►

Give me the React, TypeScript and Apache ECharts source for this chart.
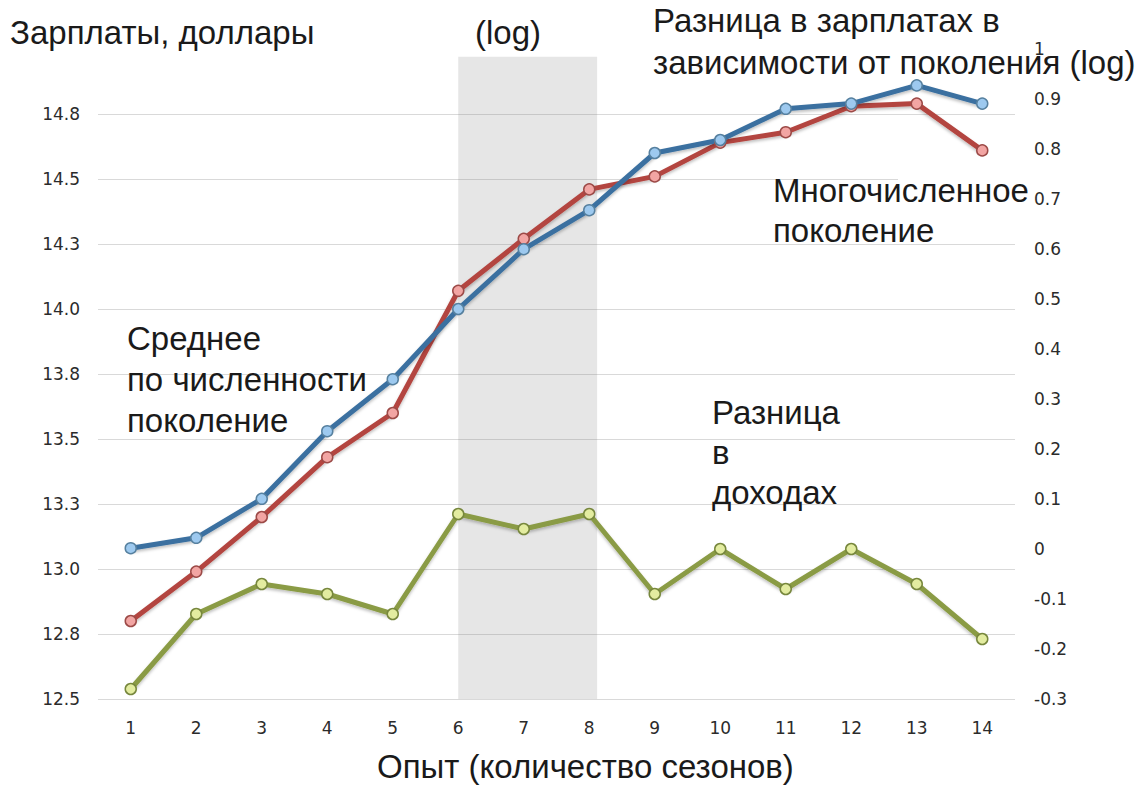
import React, { useEffect, useRef } from "react";
import * as echarts from "echarts";

const categories = ["1", "2", "3", "4", "5", "6", "7", "8", "9", "10", "11", "12", "13", "14"];
const averageGeneration = [13.08, 13.12, 13.27, 13.53, 13.73, 14.0, 14.23, 14.38, 14.6, 14.65, 14.77, 14.79, 14.86, 14.79];
const largeGeneration = [12.8, 12.99, 13.2, 13.43, 13.6, 14.07, 14.27, 14.46, 14.51, 14.64, 14.68, 14.78, 14.79, 14.61];
const incomeDifference = [-0.28, -0.13, -0.07, -0.09, -0.13, 0.07, 0.04, 0.07, -0.09, 0.0, -0.08, 0.0, -0.07, -0.18];
const leftTickLabels = ["12.5", "12.8", "13.0", "13.3", "13.5", "13.8", "14.0", "14.3", "14.5", "14.8", ""];
const rightTickLabels = ["-0.3", "-0.2", "-0.1", "0", "0.1", "0.2", "0.3", "0.4", "0.5", "0.6", "0.7", "0.8", "0.9", "1"];
const shadeX = [6, 8.12];
const shadeY = [12.5, 14.97];

const TEXT_FONT = "'Liberation Sans', Arial, Helvetica, sans-serif";
const AXIS_FONT = "'DejaVu Sans', Verdana, sans-serif";

export default function App() {
  const ref = useRef<HTMLDivElement>(null);

  useEffect(() => {
    if (!ref.current) return;
    const chart = echarts.init(ref.current, undefined, { renderer: "svg" });

    const gridColors = leftTickLabels.map((l) => (l === "" ? "rgba(0,0,0,0)" : "#d9d9d9"));

    const lineSeries = (
      name: string,
      data: number[],
      line: string,
      fill: string,
      border: string,
      yAxisIndex: number
    ) => ({
      name,
      type: "line",
      data,
      xAxisIndex: 0,
      yAxisIndex,
      symbol: "circle",
      symbolSize: 11,
      showSymbol: true,
      lineStyle: {
        color: line,
        width: 5,
        shadowColor: "rgba(0,0,0,0.25)",
        shadowBlur: 3,
        shadowOffsetY: 2,
      },
      itemStyle: { color: fill, borderColor: border, borderWidth: 1.5 },
      z: 3,
    });

    const bigText = (x: number, y: number, text: string, lineHeight = 41) => ({
      type: "text",
      x,
      y,
      z: 10,
      style: {
        text,
        fontSize: 33,
        fontFamily: TEXT_FONT,
        fill: "#1a1a1a",
        verticalAlign: "middle",
        lineHeight,
      },
    });

    const whiteBox = (x: number, y: number, width: number, height: number) => ({
      type: "rect",
      z: 5,
      silent: true,
      shape: { x, y, width, height },
      style: { fill: "#ffffff" },
    });

    chart.setOption({
      animation: false,
      backgroundColor: "#ffffff",
      grid: { left: 98, right: 127, top: 49, bottom: 86, outerBoundsMode: "none" },
      xAxis: [
        {
          type: "category",
          data: categories,
          boundaryGap: true,
          axisLine: { show: false },
          axisTick: { show: false },
          axisLabel: { margin: 20, fontSize: 17, fontFamily: AXIS_FONT, color: "#2b2b2b" },
        },
        {
          type: "value",
          min: 0.5,
          max: 14.5,
          show: false,
          position: "bottom",
        },
      ],
      yAxis: [
        {
          type: "value",
          min: 12.5,
          max: 15,
          interval: 0.25,
          axisLine: { show: false },
          axisTick: { show: false },
          splitLine: { show: true, lineStyle: { color: gridColors, width: 1 } },
          axisLabel: {
            margin: 18,
            fontSize: 17,
            fontFamily: AXIS_FONT,
            color: "#2b2b2b",
            formatter: (v: number) => leftTickLabels[Math.round((v - 12.5) / 0.25)] ?? "",
          },
        },
        {
          type: "value",
          min: -0.3,
          max: 1.0,
          interval: 0.1,
          position: "right",
          axisLine: { show: false },
          axisTick: { show: false },
          splitLine: { show: false },
          axisLabel: {
            margin: 19,
            fontSize: 17,
            fontFamily: AXIS_FONT,
            color: "#2b2b2b",
            formatter: (v: number) => rightTickLabels[Math.round((v + 0.3) / 0.1)] ?? "",
          },
        },
      ],
      series: [
        {
          name: "shade",
          type: "line",
          xAxisIndex: 1,
          yAxisIndex: 0,
          data: [],
          silent: true,
          z: 1,
          markArea: {
            silent: true,
            itemStyle: { color: "rgba(128,128,128,0.2)" },
            data: [[{ xAxis: shadeX[0], yAxis: shadeY[0] }, { xAxis: shadeX[1], yAxis: shadeY[1] }]],
          },
        },
        lineSeries("Многочисленное поколение", largeGeneration, "#b3443f", "#f2a5a3", "#9c4a47", 0),
        lineSeries("Среднее по численности поколение", averageGeneration, "#3a70a0", "#9dc9ef", "#56809f", 0),
        lineSeries("Разница в доходах", incomeDifference, "#8a9b44", "#e3eca0", "#77873d", 1),
      ],
      graphic: [
        whiteBox(898, 172, 120, 12),
        bigText(10, 32, "Зарплаты, доллары", 33),
        bigText(475, 32, "(log)", 33),
        bigText(653, 41, "Разница в зарплатах в\nзависимости от поколения (log)", 42),
        bigText(127, 379, "Среднее\nпо численности\nпоколение"),
        bigText(773, 210, "Многочисленное\nпоколение", 40),
        bigText(712, 452, "Разница\nв\nдоходах", 40),
        bigText(377, 766, "Опыт (количество сезонов)", 33),
      ],
    });

    return () => chart.dispose();
  }, []);

  return (
    <div
      ref={ref}
      style={{ position: "fixed", left: 0, top: 0, width: 1142, height: 785, background: "#fff" }}
    />
  );
}
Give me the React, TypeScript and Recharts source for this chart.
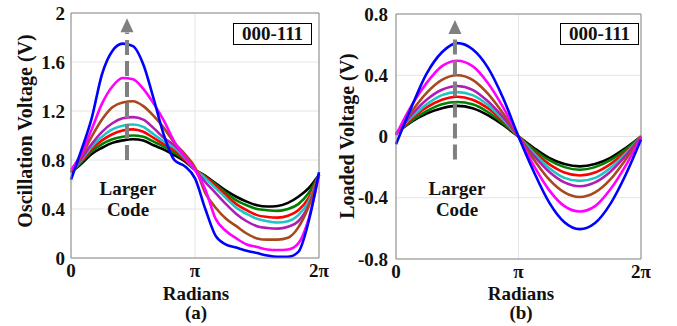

◄

- _TO BE DONE_: Skip the pictures and quote each line of the entries above, from the first through the line with "import * as", exactly as it appears.

- _OUTPUT FOR THIS EXERCISE_:
Give me the React, TypeScript and Apache ECharts source for this chart.
import React, { useEffect, useRef } from "react";
import * as echarts from "echarts";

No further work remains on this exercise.